WHAT YOU HAVE TO DO: Starting at the first line of the listing below, repeat each line up to and including the one containing "(0,0) rectangle (1147,753);". Leave out pictures.

PROVIDED DATA:

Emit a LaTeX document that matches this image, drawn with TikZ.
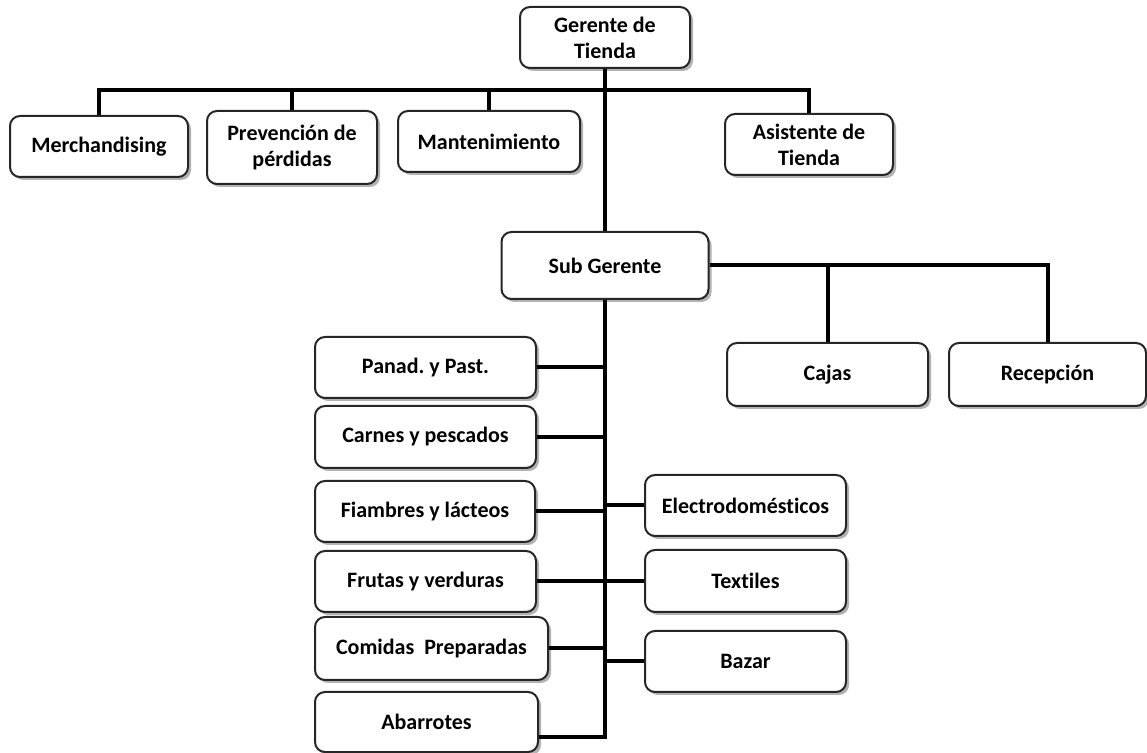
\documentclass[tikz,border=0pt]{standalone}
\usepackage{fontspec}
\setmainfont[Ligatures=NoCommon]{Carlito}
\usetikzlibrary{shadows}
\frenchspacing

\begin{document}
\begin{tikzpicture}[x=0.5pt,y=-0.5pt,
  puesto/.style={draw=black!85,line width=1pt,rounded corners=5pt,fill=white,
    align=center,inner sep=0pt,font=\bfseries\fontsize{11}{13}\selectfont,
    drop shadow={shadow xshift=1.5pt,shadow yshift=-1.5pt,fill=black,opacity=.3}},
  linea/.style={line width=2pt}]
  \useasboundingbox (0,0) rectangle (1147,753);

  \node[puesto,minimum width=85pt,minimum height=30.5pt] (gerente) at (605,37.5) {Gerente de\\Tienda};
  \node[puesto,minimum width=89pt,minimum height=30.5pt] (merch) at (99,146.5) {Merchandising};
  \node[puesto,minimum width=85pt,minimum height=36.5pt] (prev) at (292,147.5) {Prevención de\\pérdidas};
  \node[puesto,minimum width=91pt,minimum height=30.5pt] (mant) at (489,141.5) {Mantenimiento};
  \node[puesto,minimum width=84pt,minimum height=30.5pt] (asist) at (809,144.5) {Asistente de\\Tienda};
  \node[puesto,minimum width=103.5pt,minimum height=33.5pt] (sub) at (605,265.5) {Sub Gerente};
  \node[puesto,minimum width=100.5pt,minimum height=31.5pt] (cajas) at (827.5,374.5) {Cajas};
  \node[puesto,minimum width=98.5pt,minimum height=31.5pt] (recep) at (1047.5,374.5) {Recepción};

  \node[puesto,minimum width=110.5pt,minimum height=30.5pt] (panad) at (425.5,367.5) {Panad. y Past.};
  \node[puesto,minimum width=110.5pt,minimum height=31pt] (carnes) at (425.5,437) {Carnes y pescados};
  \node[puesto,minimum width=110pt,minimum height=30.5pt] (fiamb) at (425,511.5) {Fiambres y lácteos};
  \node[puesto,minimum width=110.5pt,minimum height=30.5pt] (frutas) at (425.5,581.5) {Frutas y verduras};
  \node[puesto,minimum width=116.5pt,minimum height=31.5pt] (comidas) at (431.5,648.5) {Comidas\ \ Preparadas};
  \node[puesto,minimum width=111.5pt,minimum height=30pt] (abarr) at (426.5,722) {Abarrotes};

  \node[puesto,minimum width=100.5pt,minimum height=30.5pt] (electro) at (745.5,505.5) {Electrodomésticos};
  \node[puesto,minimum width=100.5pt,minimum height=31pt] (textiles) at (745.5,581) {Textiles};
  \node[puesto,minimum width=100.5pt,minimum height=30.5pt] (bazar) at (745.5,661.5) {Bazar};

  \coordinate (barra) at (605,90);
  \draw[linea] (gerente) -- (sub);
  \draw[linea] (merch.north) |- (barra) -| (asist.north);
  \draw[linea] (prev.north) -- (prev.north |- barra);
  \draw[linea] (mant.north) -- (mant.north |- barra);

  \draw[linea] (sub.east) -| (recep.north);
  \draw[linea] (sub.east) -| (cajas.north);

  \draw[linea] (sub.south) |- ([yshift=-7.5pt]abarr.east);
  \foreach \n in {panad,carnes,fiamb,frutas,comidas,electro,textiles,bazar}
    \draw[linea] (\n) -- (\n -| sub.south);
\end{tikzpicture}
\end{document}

WRITTEN ANSWER:
Emit a LaTeX document that matches this image, drawn with TikZ.
\documentclass[tikz,border=0pt]{standalone}
\usepackage{fontspec}
\setmainfont[Ligatures=NoCommon]{Carlito}
\usetikzlibrary{shadows}
\frenchspacing

\begin{document}
\begin{tikzpicture}[x=0.5pt,y=-0.5pt,
  puesto/.style={draw=black!85,line width=1pt,rounded corners=5pt,fill=white,
    align=center,inner sep=0pt,font=\bfseries\fontsize{11}{13}\selectfont,
    drop shadow={shadow xshift=1.5pt,shadow yshift=-1.5pt,fill=black,opacity=.3}},
  linea/.style={line width=2pt}]
  \useasboundingbox (0,0) rectangle (1147,753);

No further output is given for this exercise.